Autre organisation spécialement visée en Saône-et-Loire, le Conseil régional de Bourgogne-Franche-Comté qui mérite bien un « mur de colère », lui, compte tenu de sa gestion calamiteuse des dossiers Feader. Preuve que tout n’est pas simple, ni simpliste, la DDT et chambres sont venus débloquer bien des dossiers de subvention ou d’installation. Reste que la Région BFC ne doit pas jouer au chat et à la souris avec les syndicats. Les manifestants à Dijon lors de la dernière session régionale ont demandé que l’instruction des dossiers « s’accélère », comme l’indiquait le mur bloquant l’accès de l’antenne à la gare de Mâcon. Les agriculteurs et notamment les jeunes en attente de leur DJA veulent que des moyens supplémentaires soient mis en œuvre.
La simplification censurée ?
À Charolles, 80 agriculteurs ont construit le « mur de la simplification » qui est resté longtemps debout jusqu’au lundi suivant. De quoi rappeler toutes les propositions de simplification administrative faites par les syndicats majoritaires. Sauf qu’encore une fois, en ce 2 décembre, après la dissolution de l’Assemblée nationale au soir des résultats aux élections Européennes qui avait retardé les solutions proposées post-manifestations de janvier, c’est une motion de censure qui est venue menacer le Premier Ministre. Si la menace est mise à exécution, c’est à nouveau l’agriculture française qui en subira les conséquences en premier, en renvoyant aux calendes grecques les avancées agricoles contenues dans le projet de loi de finances 2024.

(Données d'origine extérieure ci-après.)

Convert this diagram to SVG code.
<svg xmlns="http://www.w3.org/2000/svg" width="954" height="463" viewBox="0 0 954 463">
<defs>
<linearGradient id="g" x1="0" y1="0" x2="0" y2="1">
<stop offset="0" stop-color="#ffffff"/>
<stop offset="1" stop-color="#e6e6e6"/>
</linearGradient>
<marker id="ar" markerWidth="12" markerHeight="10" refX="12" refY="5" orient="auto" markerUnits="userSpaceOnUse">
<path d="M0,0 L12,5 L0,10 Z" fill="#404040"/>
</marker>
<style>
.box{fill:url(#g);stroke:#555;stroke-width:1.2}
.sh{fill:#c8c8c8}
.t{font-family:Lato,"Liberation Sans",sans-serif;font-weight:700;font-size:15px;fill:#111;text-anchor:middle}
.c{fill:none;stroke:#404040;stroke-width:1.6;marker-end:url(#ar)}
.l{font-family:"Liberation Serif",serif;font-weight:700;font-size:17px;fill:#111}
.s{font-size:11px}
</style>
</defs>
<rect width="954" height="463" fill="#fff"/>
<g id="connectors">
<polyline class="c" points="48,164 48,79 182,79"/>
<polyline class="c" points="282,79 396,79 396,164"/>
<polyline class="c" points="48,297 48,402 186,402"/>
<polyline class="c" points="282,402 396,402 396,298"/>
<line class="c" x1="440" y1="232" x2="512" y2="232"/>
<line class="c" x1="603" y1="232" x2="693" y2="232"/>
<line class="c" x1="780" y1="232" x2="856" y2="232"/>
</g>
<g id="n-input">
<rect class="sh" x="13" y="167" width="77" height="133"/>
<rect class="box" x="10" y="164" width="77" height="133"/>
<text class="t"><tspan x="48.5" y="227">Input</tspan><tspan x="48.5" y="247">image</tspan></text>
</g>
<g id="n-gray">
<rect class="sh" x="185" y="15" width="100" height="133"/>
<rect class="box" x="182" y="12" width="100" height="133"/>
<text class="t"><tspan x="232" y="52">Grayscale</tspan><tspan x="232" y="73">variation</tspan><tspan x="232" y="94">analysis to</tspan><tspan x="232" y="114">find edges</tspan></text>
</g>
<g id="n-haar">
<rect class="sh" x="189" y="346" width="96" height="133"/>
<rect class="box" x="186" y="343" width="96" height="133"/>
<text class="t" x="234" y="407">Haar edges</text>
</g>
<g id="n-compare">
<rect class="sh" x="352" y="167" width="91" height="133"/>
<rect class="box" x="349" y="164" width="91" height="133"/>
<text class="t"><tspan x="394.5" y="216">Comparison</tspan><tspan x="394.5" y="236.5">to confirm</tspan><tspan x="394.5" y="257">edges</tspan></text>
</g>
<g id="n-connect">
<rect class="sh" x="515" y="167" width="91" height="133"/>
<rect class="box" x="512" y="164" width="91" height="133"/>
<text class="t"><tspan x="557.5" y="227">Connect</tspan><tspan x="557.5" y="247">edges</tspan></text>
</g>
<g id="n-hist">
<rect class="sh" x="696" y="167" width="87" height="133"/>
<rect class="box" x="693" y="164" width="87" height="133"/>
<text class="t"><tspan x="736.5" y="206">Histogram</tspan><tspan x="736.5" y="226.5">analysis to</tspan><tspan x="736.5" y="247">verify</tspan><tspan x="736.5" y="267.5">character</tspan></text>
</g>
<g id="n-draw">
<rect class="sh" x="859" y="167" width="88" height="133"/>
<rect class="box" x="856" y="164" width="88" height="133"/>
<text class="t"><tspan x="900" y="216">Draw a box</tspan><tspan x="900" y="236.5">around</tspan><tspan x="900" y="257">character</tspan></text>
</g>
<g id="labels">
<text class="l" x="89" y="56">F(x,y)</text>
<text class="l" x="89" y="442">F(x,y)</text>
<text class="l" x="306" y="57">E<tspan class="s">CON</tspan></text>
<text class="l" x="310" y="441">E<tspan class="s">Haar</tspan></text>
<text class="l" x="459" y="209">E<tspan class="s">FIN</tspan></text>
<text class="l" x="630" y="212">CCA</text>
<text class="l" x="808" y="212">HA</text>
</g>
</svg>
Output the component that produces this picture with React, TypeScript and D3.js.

Décidément, c’est l’agriculture qui paie le plus lourd tribut de cette « quatrième République » du XXIe siècle qui plonge la France toujours un peu plus vers une crise irrémédiable. Pas étonnant après que la simplification administrative n’avance pas en France avec des charges toujours plus élevées. D’ailleurs, plus aucun parlementaire ne parle des économies à faire côté fonctionnement public dans le PLF-SS mais juste des nouvelles taxes et impôts à lever côtés contribuables et entreprises. La plus sûre façon de se tirer une balle dans le pied et creuser encore longtemps la dette Française.